Dataset content:
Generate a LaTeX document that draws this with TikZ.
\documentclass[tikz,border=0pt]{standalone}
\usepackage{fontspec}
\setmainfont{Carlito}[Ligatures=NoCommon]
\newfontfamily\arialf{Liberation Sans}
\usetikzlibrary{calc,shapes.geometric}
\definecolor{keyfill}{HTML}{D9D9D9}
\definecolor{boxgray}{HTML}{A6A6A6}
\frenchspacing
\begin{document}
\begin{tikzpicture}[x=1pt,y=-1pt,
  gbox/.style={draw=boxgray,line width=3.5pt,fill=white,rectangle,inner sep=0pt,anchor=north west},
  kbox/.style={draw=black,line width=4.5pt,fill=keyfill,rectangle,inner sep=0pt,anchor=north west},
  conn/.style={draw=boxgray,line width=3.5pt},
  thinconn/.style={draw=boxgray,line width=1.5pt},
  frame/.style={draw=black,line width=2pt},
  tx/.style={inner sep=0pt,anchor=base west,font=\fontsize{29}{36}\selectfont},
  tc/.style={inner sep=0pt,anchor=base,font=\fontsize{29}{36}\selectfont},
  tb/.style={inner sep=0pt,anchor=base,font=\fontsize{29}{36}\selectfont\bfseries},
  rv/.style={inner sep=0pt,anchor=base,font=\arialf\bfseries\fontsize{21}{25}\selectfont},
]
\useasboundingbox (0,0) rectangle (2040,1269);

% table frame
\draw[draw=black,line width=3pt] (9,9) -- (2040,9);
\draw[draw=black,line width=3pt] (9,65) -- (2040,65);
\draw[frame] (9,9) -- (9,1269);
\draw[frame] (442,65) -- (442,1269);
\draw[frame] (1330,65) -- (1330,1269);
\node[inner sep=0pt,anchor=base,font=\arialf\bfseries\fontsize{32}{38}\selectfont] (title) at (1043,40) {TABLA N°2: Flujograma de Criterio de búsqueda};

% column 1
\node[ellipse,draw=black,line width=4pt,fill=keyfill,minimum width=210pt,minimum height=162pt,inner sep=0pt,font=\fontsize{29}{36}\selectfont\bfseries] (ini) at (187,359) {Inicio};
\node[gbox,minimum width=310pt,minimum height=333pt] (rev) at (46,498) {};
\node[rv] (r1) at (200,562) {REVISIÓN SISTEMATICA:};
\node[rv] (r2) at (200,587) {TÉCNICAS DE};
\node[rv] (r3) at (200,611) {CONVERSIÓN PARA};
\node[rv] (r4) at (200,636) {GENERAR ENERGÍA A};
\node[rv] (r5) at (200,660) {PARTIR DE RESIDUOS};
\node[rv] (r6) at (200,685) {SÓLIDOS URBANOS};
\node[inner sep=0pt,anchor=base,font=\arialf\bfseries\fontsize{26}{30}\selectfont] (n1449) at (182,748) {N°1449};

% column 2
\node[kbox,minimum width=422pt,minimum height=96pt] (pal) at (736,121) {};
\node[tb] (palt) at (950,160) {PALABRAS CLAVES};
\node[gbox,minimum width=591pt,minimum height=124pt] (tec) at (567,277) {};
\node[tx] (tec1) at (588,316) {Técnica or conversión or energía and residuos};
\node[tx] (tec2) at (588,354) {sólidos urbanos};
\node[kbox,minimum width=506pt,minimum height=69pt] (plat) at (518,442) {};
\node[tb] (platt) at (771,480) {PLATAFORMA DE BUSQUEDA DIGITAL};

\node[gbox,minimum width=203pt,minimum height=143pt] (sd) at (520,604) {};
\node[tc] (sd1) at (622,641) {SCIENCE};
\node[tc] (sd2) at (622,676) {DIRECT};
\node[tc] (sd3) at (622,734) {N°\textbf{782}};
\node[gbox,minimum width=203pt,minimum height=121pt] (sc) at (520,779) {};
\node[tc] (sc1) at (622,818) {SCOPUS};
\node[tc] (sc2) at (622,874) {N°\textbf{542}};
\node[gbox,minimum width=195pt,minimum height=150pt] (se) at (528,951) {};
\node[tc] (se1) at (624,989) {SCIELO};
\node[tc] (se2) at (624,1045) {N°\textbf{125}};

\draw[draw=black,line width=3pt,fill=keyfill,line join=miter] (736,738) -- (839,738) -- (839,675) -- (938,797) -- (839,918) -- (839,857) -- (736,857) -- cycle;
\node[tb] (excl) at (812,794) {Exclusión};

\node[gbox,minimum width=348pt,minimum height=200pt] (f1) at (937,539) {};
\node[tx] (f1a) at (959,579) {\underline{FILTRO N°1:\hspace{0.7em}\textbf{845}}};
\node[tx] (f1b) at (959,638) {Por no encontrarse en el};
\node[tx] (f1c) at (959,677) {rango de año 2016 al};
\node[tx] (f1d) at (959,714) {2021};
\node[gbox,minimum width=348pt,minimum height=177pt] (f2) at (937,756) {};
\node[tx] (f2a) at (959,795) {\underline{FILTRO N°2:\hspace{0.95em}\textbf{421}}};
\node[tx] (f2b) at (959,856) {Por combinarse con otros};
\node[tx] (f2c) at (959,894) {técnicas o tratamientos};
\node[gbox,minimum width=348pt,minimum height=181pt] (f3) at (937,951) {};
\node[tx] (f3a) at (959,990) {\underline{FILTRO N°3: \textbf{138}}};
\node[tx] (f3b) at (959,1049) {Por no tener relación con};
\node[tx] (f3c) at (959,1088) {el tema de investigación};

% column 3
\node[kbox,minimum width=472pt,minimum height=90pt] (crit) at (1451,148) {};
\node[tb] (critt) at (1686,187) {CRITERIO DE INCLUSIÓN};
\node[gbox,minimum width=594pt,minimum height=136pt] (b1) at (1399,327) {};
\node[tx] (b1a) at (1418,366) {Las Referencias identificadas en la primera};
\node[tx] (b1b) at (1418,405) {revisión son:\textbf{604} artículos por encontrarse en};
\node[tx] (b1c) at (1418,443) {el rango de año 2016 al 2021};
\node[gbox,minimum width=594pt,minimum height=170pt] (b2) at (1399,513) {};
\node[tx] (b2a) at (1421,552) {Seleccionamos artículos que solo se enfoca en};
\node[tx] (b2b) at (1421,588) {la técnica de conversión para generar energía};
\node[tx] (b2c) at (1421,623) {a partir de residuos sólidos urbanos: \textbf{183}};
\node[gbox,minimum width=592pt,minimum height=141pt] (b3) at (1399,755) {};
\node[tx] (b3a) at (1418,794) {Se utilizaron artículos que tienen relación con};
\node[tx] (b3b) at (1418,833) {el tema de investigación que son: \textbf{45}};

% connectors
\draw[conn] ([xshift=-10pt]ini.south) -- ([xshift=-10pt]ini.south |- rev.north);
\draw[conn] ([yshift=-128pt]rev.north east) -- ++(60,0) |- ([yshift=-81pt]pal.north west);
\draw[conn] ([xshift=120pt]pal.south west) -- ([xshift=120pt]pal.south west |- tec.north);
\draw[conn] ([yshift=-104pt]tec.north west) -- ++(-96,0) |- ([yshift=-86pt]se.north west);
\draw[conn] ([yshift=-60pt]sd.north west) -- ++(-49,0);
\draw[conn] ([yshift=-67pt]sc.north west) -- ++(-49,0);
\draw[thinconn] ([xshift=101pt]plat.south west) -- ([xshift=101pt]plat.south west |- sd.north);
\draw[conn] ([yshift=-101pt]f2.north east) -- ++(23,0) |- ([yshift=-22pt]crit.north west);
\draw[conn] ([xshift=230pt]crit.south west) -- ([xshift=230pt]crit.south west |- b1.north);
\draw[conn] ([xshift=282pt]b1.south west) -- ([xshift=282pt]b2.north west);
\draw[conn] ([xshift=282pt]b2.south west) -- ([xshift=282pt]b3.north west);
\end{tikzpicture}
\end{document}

Goal: Output all of the material, please, exactly as it stands.

Problem solution:
Generate a LaTeX document that draws this with TikZ.
\documentclass[tikz,border=0pt]{standalone}
\usepackage{fontspec}
\setmainfont{Carlito}[Ligatures=NoCommon]
\newfontfamily\arialf{Liberation Sans}
\usetikzlibrary{calc,shapes.geometric}
\definecolor{keyfill}{HTML}{D9D9D9}
\definecolor{boxgray}{HTML}{A6A6A6}
\frenchspacing
\begin{document}
\begin{tikzpicture}[x=1pt,y=-1pt,
  gbox/.style={draw=boxgray,line width=3.5pt,fill=white,rectangle,inner sep=0pt,anchor=north west},
  kbox/.style={draw=black,line width=4.5pt,fill=keyfill,rectangle,inner sep=0pt,anchor=north west},
  conn/.style={draw=boxgray,line width=3.5pt},
  thinconn/.style={draw=boxgray,line width=1.5pt},
  frame/.style={draw=black,line width=2pt},
  tx/.style={inner sep=0pt,anchor=base west,font=\fontsize{29}{36}\selectfont},
  tc/.style={inner sep=0pt,anchor=base,font=\fontsize{29}{36}\selectfont},
  tb/.style={inner sep=0pt,anchor=base,font=\fontsize{29}{36}\selectfont\bfseries},
  rv/.style={inner sep=0pt,anchor=base,font=\arialf\bfseries\fontsize{21}{25}\selectfont},
]
\useasboundingbox (0,0) rectangle (2040,1269);

% table frame
\draw[draw=black,line width=3pt] (9,9) -- (2040,9);
\draw[draw=black,line width=3pt] (9,65) -- (2040,65);
\draw[frame] (9,9) -- (9,1269);
\draw[frame] (442,65) -- (442,1269);
\draw[frame] (1330,65) -- (1330,1269);
\node[inner sep=0pt,anchor=base,font=\arialf\bfseries\fontsize{32}{38}\selectfont] (title) at (1043,40) {TABLA N°2: Flujograma de Criterio de búsqueda};

% column 1
\node[ellipse,draw=black,line width=4pt,fill=keyfill,minimum width=210pt,minimum height=162pt,inner sep=0pt,font=\fontsize{29}{36}\selectfont\bfseries] (ini) at (187,359) {Inicio};
\node[gbox,minimum width=310pt,minimum height=333pt] (rev) at (46,498) {};
\node[rv] (r1) at (200,562) {REVISIÓN SISTEMATICA:};
\node[rv] (r2) at (200,587) {TÉCNICAS DE};
\node[rv] (r3) at (200,611) {CONVERSIÓN PARA};
\node[rv] (r4) at (200,636) {GENERAR ENERGÍA A};
\node[rv] (r5) at (200,660) {PARTIR DE RESIDUOS};
\node[rv] (r6) at (200,685) {SÓLIDOS URBANOS};
\node[inner sep=0pt,anchor=base,font=\arialf\bfseries\fontsize{26}{30}\selectfont] (n1449) at (182,748) {N°1449};

% column 2
\node[kbox,minimum width=422pt,minimum height=96pt] (pal) at (736,121) {};
\node[tb] (palt) at (950,160) {PALABRAS CLAVES};
\node[gbox,minimum width=591pt,minimum height=124pt] (tec) at (567,277) {};
\node[tx] (tec1) at (588,316) {Técnica or conversión or energía and residuos};
\node[tx] (tec2) at (588,354) {sólidos urbanos};
\node[kbox,minimum width=506pt,minimum height=69pt] (plat) at (518,442) {};
\node[tb] (platt) at (771,480) {PLATAFORMA DE BUSQUEDA DIGITAL};

\node[gbox,minimum width=203pt,minimum height=143pt] (sd) at (520,604) {};
\node[tc] (sd1) at (622,641) {SCIENCE};
\node[tc] (sd2) at (622,676) {DIRECT};
\node[tc] (sd3) at (622,734) {N°\textbf{782}};
\node[gbox,minimum width=203pt,minimum height=121pt] (sc) at (520,779) {};
\node[tc] (sc1) at (622,818) {SCOPUS};
\node[tc] (sc2) at (622,874) {N°\textbf{542}};
\node[gbox,minimum width=195pt,minimum height=150pt] (se) at (528,951) {};
\node[tc] (se1) at (624,989) {SCIELO};
\node[tc] (se2) at (624,1045) {N°\textbf{125}};

\draw[draw=black,line width=3pt,fill=keyfill,line join=miter] (736,738) -- (839,738) -- (839,675) -- (938,797) -- (839,918) -- (839,857) -- (736,857) -- cycle;
\node[tb] (excl) at (812,794) {Exclusión};

\node[gbox,minimum width=348pt,minimum height=200pt] (f1) at (937,539) {};
\node[tx] (f1a) at (959,579) {\underline{FILTRO N°1:\hspace{0.7em}\textbf{845}}};
\node[tx] (f1b) at (959,638) {Por no encontrarse en el};
\node[tx] (f1c) at (959,677) {rango de año 2016 al};
\node[tx] (f1d) at (959,714) {2021};
\node[gbox,minimum width=348pt,minimum height=177pt] (f2) at (937,756) {};
\node[tx] (f2a) at (959,795) {\underline{FILTRO N°2:\hspace{0.95em}\textbf{421}}};
\node[tx] (f2b) at (959,856) {Por combinarse con otros};
\node[tx] (f2c) at (959,894) {técnicas o tratamientos};
\node[gbox,minimum width=348pt,minimum height=181pt] (f3) at (937,951) {};
\node[tx] (f3a) at (959,990) {\underline{FILTRO N°3: \textbf{138}}};
\node[tx] (f3b) at (959,1049) {Por no tener relación con};
\node[tx] (f3c) at (959,1088) {el tema de investigación};

% column 3
\node[kbox,minimum width=472pt,minimum height=90pt] (crit) at (1451,148) {};
\node[tb] (critt) at (1686,187) {CRITERIO DE INCLUSIÓN};
\node[gbox,minimum width=594pt,minimum height=136pt] (b1) at (1399,327) {};
\node[tx] (b1a) at (1418,366) {Las Referencias identificadas en la primera};
\node[tx] (b1b) at (1418,405) {revisión son:\textbf{604} artículos por encontrarse en};
\node[tx] (b1c) at (1418,443) {el rango de año 2016 al 2021};
\node[gbox,minimum width=594pt,minimum height=170pt] (b2) at (1399,513) {};
\node[tx] (b2a) at (1421,552) {Seleccionamos artículos que solo se enfoca en};
\node[tx] (b2b) at (1421,588) {la técnica de conversión para generar energía};
\node[tx] (b2c) at (1421,623) {a partir de residuos sólidos urbanos: \textbf{183}};
\node[gbox,minimum width=592pt,minimum height=141pt] (b3) at (1399,755) {};
\node[tx] (b3a) at (1418,794) {Se utilizaron artículos que tienen relación con};
\node[tx] (b3b) at (1418,833) {el tema de investigación que son: \textbf{45}};

% connectors
\draw[conn] ([xshift=-10pt]ini.south) -- ([xshift=-10pt]ini.south |- rev.north);
\draw[conn] ([yshift=-128pt]rev.north east) -- ++(60,0) |- ([yshift=-81pt]pal.north west);
\draw[conn] ([xshift=120pt]pal.south west) -- ([xshift=120pt]pal.south west |- tec.north);
\draw[conn] ([yshift=-104pt]tec.north west) -- ++(-96,0) |- ([yshift=-86pt]se.north west);
\draw[conn] ([yshift=-60pt]sd.north west) -- ++(-49,0);
\draw[conn] ([yshift=-67pt]sc.north west) -- ++(-49,0);
\draw[thinconn] ([xshift=101pt]plat.south west) -- ([xshift=101pt]plat.south west |- sd.north);
\draw[conn] ([yshift=-101pt]f2.north east) -- ++(23,0) |- ([yshift=-22pt]crit.north west);
\draw[conn] ([xshift=230pt]crit.south west) -- ([xshift=230pt]crit.south west |- b1.north);
\draw[conn] ([xshift=282pt]b1.south west) -- ([xshift=282pt]b2.north west);
\draw[conn] ([xshift=282pt]b2.south west) -- ([xshift=282pt]b3.north west);
\end{tikzpicture}
\end{document}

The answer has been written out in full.